There are three kinds of radios you might use as a volunteer radio operator in the Eugene Emergency Communications (EmComm) organization. Each has its own advantages and disadvantages for you as a radio operator. The level of expertise required, need for licensure (or not) and cost can vary greatly. Here is a brief overview.

FRS (Family Radio Service)

FRS Radio*

The easiest to operate and least expensive radios are FRS radios, more commonly known as “walkie talkies”. They do not require a license or a fee, though operators do need to be aware of some applicable regulations. FRS radios are inexpensive, and provide a useful level of communications within neighborhoods to connect with others within limited ranges. Many households may already have FRS radios for use for camping and hiking, or as toys. Neighborhoods in Eugene are assigned specific FRS channels for use within the neighborhood during emergencies or exercises.

GMRS (General Mobile Radio Service)

GMRS Radio*

A GMRS radio license allows operation on a more limited set of public radio frequencies and channels than are available to ham operators, but there is no test required to get a 10-year license for your family household to use. You can obtain your license by applying to the Federal Communications Commission (FCC) and paying the license fee. GMRS radios operate similarly to FRS radios, (see above), but have greater power and range.

Ham Radio

Ham radios provide the greatest access to radio frequencies, as well as the most power and geographical range. Becoming an amateur radio operator (ham), involves studying to develop some radio skills and knowledge, taking an exam, and paying a fee to the Federal Communications Commission (FCC). While there is some learning involved, there are many people willing to help you get your license if you have the desire. The Valley Radio Club offers regular classes, and gives you access to many current hams who are willing to share their time and expertise to help you prepare for your exam. The ARRL (American Radio Relay League) is an organization that supports and serves ham radio operators.

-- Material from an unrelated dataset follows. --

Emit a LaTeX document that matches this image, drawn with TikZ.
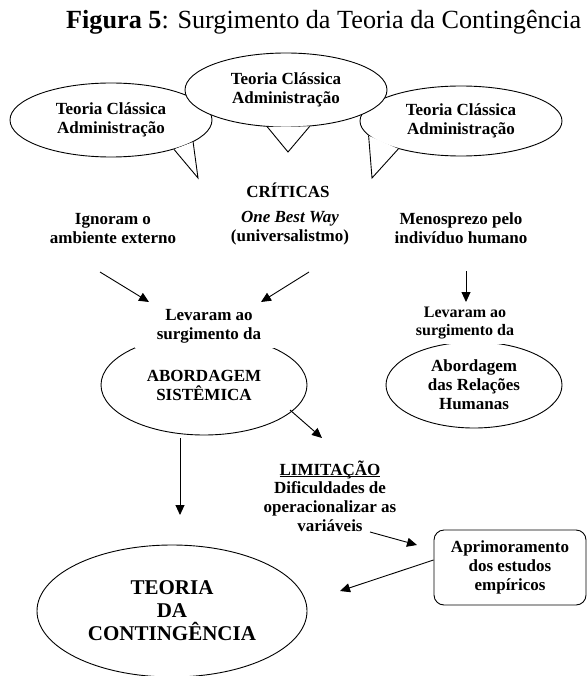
\documentclass[tikz,border=0pt]{standalone}
\usepackage{fontspec}
\setmainfont{Liberation Serif}
\usetikzlibrary{arrows.meta,shapes.geometric}
\newcommand\myul[1]{\setbox0\hbox{#1}\rlap{\rule[-2.2pt]{\wd0}{0.9pt}}\box0}
\begin{document}
\begin{tikzpicture}[x=1pt,y=-1pt,
  txt/.style={font=\fontsize{17}{19}\selectfont\bfseries, align=center, inner sep=0pt},
  oval/.style={ellipse, draw, fill=white, line width=0.9pt, inner sep=0pt, align=center,
               font=\fontsize{17}{19}\selectfont\bfseries},
  tailfill/.style={fill=white},
  tailline/.style={line width=0.9pt, line join=miter},
  arr/.style={-{Triangle[length=10pt,width=9pt]}, line width=0.9pt},
]
\fill[white] (0,0) rectangle (587,676);
\useasboundingbox (0,0) rectangle (587,676);

% title
\node[anchor=base west, inner sep=0pt, font=\fontsize{26.2}{30}\selectfont] (title) at (66,29)
  {\textbf{Figura 5}: Surgimento da Teoria da Contingência};

% speech bubbles
\node[oval, minimum width=202, minimum height=74] (bl) at (111,120) {Teoria Clássica\\Administração};
\coordinate (tipl) at (198,178);
\fill[tailfill] (bl.-25) -- (tipl) -- (bl.-15) -- cycle;
\draw[tailline] (bl.-25) -- (tipl) -- (bl.-15);

\node[oval, minimum width=202, minimum height=70] (br) at (461,121) {Teoria Clássica\\Administração};
\coordinate (tipr) at (372,178);
\fill[tailfill] (br.-156) -- (tipr) -- (br.-171) -- cycle;
\draw[tailline] (br.-156) -- (tipr) -- (br.-171);

\node[oval, minimum width=202, minimum height=74] (bm) at (286,90) {Teoria Clássica\\Administração};
\coordinate (tipm) at (288,152);
\fill[tailfill] (bm.-117) -- (tipm) -- (bm.-57) -- cycle;
\draw[tailline] (bm.-117) -- (tipm) -- (bm.-57);

% criticas
\node[txt, anchor=base] (crit) at (288,197) {CRÍTICAS};
\node[txt] (ign) at (113,228.5) {Ignoram o\\ambiente externo};
\node[txt] (obw) at (290,228.5) {\textit{One Best Way}\\(universalistmo)};
\node[txt] (men) at (461,228.5) {Menosprezo pelo\\indivíduo humano};

% arrows to second level
\coordinate (a1s) at (100,272); \coordinate (a1e) at (149,302);
\coordinate (a2s) at (309,272); \coordinate (a2e) at (261,302);
\coordinate (a3s) at (466,271); \coordinate (a3e) at (466,302);
\draw[arr] (a1s) -- (a1e);
\draw[arr] (a2s) -- (a2e);
\draw[arr] (a3s) -- (a3e);

% abordagem sistemica
\node[oval, minimum width=206, minimum height=100] (abs) at (204,385) {ABORDAGEM\\SISTÊMICA};
\node[txt, fill=white, inner xsep=22pt, inner ysep=5pt] (lev1) at (209,326) {Levaram ao\\surgimento da};

% relacoes humanas
\node[oval, minimum width=176, minimum height=86] (rh) at (474,385) {Abordagem\\das Relações\\Humanas};
\node[txt, fill=white, inner xsep=3pt, inner ysep=5pt, font=\fontsize{16}{18}\selectfont\bfseries] (lev2) at (465,323) {Levaram ao\\surgimento da};

% limitacao
\node[txt, font=\fontsize{17}{18.7}\selectfont\bfseries] (lim) at (330,496)
  {\myul{LIMITAÇÃO}\\Dificuldades de\\operacionalizar as\\variáveis};

% aprimoramento box
\node[draw, line width=0.9pt, rounded corners=10pt, minimum width=152, minimum height=75,
      txt, inner sep=0pt] (apr) at (510,567.5) {Aprimoramento\\dos estudos\\empíricos};

% teoria da contingencia
\node[oval, minimum width=270, minimum height=132,
      font=\fontsize{21}{23}\selectfont\bfseries] (tc) at (172,611) {TEORIA\\DA\\CONTINGÊNCIA};

% remaining arrows
\coordinate (a4s) at (290,410); \coordinate (a4e) at (322,438);
\coordinate (a5s) at (180,438); \coordinate (a5e) at (180,515);
\coordinate (a6s) at (370,532); \coordinate (a6e) at (417,545);
\coordinate (a7e) at (340,591);
\draw[arr] (a4s) -- (a4e);
\draw[arr] (a5s) -- (a5e);
\draw[arr] (a6s) -- (a6e);
\draw[arr] ([yshift=7.5pt]apr.west) -- (a7e);
\end{tikzpicture}
\end{document}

Ham radios come in three general configurations: base stations, mobile, and hand-held (sometimes referred to as “HT”). The base stations tend to be larger and are designed to fit on a desk or flat surface. They offer the greatest degree of control and power, but take up more space and require some set-up. Mobile radios are designed to fit in cars or other vehicles, and look like after-market car audio systems. The hand-held radios look very much like FRS or GMRS radios, but operate on the licensed ham radio bands.